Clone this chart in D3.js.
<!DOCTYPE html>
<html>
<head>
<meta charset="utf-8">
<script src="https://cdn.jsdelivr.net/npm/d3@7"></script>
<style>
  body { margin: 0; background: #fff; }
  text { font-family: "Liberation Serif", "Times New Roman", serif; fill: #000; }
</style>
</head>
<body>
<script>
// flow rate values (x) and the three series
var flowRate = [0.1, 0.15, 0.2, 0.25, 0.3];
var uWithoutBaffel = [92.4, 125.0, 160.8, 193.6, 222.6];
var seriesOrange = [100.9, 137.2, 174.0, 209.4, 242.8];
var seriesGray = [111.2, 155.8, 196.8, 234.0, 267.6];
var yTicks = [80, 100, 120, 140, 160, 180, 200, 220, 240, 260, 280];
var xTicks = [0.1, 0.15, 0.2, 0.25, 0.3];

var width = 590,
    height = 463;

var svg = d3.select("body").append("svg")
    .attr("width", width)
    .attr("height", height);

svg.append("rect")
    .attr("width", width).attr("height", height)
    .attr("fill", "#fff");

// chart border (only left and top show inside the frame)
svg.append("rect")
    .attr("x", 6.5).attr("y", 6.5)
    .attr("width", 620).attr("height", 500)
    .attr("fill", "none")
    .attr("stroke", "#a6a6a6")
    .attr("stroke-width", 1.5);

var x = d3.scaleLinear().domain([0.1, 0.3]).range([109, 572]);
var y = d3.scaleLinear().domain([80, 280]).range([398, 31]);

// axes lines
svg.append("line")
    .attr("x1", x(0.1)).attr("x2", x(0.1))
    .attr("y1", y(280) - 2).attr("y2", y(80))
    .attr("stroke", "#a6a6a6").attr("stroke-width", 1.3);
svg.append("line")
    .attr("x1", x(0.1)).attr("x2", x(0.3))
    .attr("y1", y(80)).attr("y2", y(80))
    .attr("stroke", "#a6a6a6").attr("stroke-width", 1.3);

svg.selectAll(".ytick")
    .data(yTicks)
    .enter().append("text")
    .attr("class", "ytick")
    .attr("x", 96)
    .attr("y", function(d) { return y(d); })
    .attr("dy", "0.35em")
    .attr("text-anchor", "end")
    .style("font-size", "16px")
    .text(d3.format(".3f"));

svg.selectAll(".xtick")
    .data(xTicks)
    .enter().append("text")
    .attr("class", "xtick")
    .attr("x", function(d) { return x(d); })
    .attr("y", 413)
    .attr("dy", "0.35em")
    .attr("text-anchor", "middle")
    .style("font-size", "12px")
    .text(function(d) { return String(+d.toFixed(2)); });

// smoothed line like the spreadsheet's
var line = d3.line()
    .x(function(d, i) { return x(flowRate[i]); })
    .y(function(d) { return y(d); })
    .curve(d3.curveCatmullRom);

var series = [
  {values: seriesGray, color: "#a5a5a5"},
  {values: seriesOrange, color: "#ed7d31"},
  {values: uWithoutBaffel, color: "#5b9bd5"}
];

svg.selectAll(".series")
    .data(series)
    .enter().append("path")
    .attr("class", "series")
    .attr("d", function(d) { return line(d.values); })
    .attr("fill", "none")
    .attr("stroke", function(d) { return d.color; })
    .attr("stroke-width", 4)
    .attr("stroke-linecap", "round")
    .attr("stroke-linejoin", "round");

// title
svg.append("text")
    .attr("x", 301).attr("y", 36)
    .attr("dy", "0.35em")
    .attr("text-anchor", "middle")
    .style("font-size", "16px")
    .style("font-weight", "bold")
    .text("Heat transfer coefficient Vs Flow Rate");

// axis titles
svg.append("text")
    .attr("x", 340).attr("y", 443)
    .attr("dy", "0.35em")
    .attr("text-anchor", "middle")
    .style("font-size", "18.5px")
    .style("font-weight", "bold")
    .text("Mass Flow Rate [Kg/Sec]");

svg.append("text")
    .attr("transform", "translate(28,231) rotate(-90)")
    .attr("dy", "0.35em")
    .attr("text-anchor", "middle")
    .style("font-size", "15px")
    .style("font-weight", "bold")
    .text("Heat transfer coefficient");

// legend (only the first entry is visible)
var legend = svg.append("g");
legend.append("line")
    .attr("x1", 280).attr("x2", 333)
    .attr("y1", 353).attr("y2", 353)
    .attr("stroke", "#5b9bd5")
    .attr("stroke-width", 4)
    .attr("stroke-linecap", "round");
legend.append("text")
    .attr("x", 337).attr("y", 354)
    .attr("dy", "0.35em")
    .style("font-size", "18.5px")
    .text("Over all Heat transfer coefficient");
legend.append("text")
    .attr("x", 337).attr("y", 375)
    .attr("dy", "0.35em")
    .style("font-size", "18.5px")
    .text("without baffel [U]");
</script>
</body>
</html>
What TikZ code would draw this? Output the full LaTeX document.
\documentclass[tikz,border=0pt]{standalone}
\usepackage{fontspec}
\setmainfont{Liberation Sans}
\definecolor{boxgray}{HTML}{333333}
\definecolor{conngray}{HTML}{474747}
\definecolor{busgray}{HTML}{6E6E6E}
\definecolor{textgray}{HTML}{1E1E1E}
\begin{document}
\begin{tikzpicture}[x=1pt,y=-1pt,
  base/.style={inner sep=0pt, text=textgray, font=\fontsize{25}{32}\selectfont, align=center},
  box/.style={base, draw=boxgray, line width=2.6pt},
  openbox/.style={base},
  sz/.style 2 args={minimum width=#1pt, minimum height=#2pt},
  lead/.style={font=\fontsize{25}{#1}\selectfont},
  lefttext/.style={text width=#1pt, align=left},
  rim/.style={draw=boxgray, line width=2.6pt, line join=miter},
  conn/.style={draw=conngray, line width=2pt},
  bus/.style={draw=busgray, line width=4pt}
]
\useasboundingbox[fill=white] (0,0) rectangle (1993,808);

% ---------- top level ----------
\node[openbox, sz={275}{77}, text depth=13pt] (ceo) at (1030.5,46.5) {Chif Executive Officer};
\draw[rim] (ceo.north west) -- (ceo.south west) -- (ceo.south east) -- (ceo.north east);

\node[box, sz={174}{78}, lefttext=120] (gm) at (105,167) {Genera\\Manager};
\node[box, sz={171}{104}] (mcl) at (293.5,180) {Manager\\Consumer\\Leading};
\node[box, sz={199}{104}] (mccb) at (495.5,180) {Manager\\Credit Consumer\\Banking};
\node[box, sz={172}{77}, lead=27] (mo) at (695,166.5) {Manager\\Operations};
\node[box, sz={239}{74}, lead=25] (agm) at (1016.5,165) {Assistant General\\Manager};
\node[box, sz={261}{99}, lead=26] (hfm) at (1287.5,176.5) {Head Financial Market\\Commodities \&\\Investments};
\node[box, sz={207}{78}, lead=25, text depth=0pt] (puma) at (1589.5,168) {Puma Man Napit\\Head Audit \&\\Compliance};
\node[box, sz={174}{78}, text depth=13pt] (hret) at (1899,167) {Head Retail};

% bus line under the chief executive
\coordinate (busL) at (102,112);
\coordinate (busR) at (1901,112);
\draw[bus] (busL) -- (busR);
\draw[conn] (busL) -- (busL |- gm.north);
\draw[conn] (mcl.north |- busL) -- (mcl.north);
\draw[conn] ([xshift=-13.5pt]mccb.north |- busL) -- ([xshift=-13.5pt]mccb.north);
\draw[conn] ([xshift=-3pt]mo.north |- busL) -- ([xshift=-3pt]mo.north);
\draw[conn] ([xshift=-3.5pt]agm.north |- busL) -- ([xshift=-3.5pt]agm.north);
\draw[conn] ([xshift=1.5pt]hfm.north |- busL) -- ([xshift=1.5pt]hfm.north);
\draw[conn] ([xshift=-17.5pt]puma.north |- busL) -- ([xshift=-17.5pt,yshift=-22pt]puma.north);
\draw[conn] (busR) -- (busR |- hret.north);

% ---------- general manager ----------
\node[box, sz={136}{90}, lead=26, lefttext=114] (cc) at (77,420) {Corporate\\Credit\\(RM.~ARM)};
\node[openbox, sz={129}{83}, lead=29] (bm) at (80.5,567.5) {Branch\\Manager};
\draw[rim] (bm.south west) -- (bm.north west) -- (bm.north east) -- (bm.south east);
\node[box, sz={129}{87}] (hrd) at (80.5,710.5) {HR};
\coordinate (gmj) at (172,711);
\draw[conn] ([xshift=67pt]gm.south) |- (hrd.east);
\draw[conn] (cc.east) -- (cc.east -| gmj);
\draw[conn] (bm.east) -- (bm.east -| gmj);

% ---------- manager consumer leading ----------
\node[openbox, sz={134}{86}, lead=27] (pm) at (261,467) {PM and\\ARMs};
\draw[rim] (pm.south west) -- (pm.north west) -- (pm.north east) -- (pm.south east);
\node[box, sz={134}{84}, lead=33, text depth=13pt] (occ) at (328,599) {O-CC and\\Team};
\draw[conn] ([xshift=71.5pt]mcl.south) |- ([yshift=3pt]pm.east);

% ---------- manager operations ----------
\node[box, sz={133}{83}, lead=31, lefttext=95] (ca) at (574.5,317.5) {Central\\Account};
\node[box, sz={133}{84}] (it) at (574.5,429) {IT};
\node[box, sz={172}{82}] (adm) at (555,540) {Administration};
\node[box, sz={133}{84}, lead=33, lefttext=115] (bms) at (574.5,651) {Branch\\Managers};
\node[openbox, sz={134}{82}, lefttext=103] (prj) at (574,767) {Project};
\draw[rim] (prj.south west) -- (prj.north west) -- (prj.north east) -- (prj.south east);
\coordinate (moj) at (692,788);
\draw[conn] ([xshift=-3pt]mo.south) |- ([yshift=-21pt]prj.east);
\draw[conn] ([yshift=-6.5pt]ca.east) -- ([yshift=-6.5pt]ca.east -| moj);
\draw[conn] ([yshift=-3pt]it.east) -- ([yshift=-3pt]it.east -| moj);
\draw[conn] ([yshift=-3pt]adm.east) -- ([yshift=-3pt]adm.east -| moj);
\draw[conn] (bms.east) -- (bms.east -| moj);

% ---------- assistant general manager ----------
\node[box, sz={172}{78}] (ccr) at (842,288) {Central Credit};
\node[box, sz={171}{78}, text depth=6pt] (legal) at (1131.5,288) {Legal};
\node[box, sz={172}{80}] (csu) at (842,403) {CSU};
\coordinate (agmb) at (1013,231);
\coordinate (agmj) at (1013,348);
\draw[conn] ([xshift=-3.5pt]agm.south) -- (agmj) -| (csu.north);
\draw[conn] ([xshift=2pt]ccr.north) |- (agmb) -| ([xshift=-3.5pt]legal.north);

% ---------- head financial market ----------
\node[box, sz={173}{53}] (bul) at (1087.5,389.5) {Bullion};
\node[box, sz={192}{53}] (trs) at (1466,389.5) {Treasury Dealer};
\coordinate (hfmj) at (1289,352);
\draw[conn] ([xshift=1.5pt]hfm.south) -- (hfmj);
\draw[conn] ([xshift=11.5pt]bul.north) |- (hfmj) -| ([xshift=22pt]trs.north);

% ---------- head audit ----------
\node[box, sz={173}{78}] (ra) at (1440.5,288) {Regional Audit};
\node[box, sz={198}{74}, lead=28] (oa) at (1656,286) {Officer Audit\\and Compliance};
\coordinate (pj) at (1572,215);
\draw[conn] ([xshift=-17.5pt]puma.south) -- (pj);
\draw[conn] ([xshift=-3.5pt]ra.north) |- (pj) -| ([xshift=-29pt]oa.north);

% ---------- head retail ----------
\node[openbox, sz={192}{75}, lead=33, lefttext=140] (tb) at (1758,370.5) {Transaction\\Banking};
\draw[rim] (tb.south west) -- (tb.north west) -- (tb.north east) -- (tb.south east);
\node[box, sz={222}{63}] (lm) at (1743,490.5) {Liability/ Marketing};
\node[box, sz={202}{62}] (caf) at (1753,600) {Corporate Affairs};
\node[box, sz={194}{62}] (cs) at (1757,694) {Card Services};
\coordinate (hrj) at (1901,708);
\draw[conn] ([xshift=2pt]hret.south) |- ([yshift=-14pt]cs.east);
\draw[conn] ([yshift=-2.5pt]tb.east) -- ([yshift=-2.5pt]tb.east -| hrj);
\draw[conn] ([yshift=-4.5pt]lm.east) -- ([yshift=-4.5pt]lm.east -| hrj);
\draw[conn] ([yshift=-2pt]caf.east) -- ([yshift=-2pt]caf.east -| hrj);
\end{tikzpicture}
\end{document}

--*--

### Written instruction
Which lines above run from the one containing "What TikZ code" down to the one containing "-- (ceo.north east);"? Repeat exactly those, both ends included, and nothing else.

### Full solution
What TikZ code would draw this? Output the full LaTeX document.
\documentclass[tikz,border=0pt]{standalone}
\usepackage{fontspec}
\setmainfont{Liberation Sans}
\definecolor{boxgray}{HTML}{333333}
\definecolor{conngray}{HTML}{474747}
\definecolor{busgray}{HTML}{6E6E6E}
\definecolor{textgray}{HTML}{1E1E1E}
\begin{document}
\begin{tikzpicture}[x=1pt,y=-1pt,
  base/.style={inner sep=0pt, text=textgray, font=\fontsize{25}{32}\selectfont, align=center},
  box/.style={base, draw=boxgray, line width=2.6pt},
  openbox/.style={base},
  sz/.style 2 args={minimum width=#1pt, minimum height=#2pt},
  lead/.style={font=\fontsize{25}{#1}\selectfont},
  lefttext/.style={text width=#1pt, align=left},
  rim/.style={draw=boxgray, line width=2.6pt, line join=miter},
  conn/.style={draw=conngray, line width=2pt},
  bus/.style={draw=busgray, line width=4pt}
]
\useasboundingbox[fill=white] (0,0) rectangle (1993,808);

% ---------- top level ----------
\node[openbox, sz={275}{77}, text depth=13pt] (ceo) at (1030.5,46.5) {Chif Executive Officer};
\draw[rim] (ceo.north west) -- (ceo.south west) -- (ceo.south east) -- (ceo.north east);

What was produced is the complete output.